A look at what Voyager has seen in its years in space

Voyager 1, aboard a a Titan-Centaur rocket, lifts off from Cape Canaveral, Florida, on September 5, 1977. (NASA)
Thirty-five years ago, NASA launched a spacecraft known as Voyager 1 into the skies over Florida. That space-traveling appliance has now traveled farther than any other man-made device -- some 11.3 billion miles or 121 times the distance between Earth and the sun. It is now hurtling through the boundary of our heliosphere (the farthest reaches of our sun's winds) at a speed of 38,000 miles per hour. Soon, nobody quite knows when, it will break into interstellar space, the first creation of life here on Earth to do so.

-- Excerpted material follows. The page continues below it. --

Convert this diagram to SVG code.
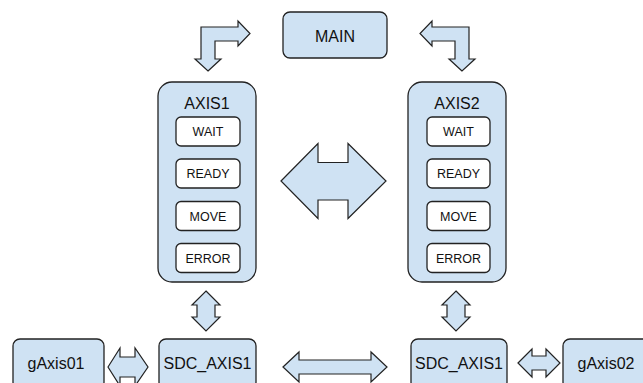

Less than two weeks after Voyager 1 launched in 1977, it was already 7.25 million miles away. (The moon, for comparison, is just 238,900 miles from Earth.) As it moved rapidly away, it captured this image of our planet from above Mt. Everest, on the nighttime side of the day's horizon.
Years passed. Voyager 1 sailed past Jupiter and Saturn and began its trip to outer space. In 1990, 12 years after its launch, Voyager 1 gave us another famous self-portrait, known as Pale Blue Dot. In the picture, light from the sun is scattered across the frame because the Earth was, from Voyager's perspective, very close to that star. And there is our planet, a speck of light surrounded by pixels and pixels of space.
Voyager's cameras are no longer on, and the spacecraft is no longer looking at us. Instead it's looking out, out beyond the walls of our solar bubble, to an outside we don't yet know at all.